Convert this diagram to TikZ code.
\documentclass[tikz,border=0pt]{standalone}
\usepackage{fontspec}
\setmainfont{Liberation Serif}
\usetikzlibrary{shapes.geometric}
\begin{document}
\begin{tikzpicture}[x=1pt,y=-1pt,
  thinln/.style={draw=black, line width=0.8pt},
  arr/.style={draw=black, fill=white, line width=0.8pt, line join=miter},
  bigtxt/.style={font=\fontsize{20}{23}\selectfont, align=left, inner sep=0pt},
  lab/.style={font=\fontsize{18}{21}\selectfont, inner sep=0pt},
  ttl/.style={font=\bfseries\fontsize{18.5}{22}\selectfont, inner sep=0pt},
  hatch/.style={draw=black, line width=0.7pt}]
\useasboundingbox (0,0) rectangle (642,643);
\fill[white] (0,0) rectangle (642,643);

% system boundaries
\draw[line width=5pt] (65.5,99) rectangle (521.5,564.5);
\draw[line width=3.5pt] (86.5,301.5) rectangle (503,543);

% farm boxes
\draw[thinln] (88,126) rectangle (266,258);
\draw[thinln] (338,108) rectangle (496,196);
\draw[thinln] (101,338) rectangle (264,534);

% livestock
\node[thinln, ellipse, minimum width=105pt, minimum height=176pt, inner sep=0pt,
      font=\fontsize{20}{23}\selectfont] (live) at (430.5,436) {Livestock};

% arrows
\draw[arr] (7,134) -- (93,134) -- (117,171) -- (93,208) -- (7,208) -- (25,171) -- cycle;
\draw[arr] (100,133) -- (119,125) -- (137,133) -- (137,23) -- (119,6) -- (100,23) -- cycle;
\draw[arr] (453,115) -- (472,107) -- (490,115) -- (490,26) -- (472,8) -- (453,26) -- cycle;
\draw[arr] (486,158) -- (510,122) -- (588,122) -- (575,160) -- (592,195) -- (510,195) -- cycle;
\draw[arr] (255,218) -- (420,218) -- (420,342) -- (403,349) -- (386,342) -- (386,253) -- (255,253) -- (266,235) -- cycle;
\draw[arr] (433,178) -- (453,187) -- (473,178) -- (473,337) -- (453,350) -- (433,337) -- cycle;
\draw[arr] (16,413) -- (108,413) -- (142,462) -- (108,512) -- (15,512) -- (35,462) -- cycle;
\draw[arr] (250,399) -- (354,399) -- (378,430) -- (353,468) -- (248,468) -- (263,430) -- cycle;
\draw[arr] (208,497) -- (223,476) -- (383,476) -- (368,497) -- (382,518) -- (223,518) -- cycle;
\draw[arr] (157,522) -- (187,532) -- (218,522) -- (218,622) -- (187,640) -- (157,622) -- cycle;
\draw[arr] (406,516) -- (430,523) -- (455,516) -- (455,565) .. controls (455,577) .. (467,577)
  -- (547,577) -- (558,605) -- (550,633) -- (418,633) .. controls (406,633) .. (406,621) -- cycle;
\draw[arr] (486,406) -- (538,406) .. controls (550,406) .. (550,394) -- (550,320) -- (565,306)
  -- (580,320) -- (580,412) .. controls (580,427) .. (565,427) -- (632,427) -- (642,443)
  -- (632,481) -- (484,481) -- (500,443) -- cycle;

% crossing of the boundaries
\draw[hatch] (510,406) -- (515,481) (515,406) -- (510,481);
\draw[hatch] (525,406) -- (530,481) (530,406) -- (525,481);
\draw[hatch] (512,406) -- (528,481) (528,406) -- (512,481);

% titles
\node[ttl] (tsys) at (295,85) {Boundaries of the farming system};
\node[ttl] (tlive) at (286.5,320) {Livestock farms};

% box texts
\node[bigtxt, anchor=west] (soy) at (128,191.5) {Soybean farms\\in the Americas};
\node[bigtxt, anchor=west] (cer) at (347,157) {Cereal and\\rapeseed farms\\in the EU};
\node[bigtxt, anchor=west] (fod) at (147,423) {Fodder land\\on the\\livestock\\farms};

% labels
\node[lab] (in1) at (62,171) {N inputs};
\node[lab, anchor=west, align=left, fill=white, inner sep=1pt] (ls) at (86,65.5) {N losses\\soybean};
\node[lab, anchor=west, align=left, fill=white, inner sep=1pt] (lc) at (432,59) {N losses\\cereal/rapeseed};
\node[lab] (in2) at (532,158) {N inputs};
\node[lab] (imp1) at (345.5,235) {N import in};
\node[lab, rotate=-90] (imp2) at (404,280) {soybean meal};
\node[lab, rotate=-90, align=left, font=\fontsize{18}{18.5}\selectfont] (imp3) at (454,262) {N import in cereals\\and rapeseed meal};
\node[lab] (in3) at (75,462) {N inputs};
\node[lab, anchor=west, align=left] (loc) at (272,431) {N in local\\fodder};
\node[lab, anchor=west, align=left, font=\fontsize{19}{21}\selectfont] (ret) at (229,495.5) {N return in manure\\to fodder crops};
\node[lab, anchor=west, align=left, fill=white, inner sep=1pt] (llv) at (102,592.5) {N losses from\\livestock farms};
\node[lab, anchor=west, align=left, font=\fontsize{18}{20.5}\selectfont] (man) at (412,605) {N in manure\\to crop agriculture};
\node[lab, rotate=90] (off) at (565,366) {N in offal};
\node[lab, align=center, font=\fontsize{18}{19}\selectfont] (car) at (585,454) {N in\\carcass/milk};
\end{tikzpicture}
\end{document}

....

Task brief: Word for word, quote the lines of the material from the first line through the line with "(live) at (430.5,436)", both ends included.

Written solution:
Convert this diagram to TikZ code.
\documentclass[tikz,border=0pt]{standalone}
\usepackage{fontspec}
\setmainfont{Liberation Serif}
\usetikzlibrary{shapes.geometric}
\begin{document}
\begin{tikzpicture}[x=1pt,y=-1pt,
  thinln/.style={draw=black, line width=0.8pt},
  arr/.style={draw=black, fill=white, line width=0.8pt, line join=miter},
  bigtxt/.style={font=\fontsize{20}{23}\selectfont, align=left, inner sep=0pt},
  lab/.style={font=\fontsize{18}{21}\selectfont, inner sep=0pt},
  ttl/.style={font=\bfseries\fontsize{18.5}{22}\selectfont, inner sep=0pt},
  hatch/.style={draw=black, line width=0.7pt}]
\useasboundingbox (0,0) rectangle (642,643);
\fill[white] (0,0) rectangle (642,643);

% system boundaries
\draw[line width=5pt] (65.5,99) rectangle (521.5,564.5);
\draw[line width=3.5pt] (86.5,301.5) rectangle (503,543);

% farm boxes
\draw[thinln] (88,126) rectangle (266,258);
\draw[thinln] (338,108) rectangle (496,196);
\draw[thinln] (101,338) rectangle (264,534);

% livestock
\node[thinln, ellipse, minimum width=105pt, minimum height=176pt, inner sep=0pt,
      font=\fontsize{20}{23}\selectfont] (live) at (430.5,436) {Livestock};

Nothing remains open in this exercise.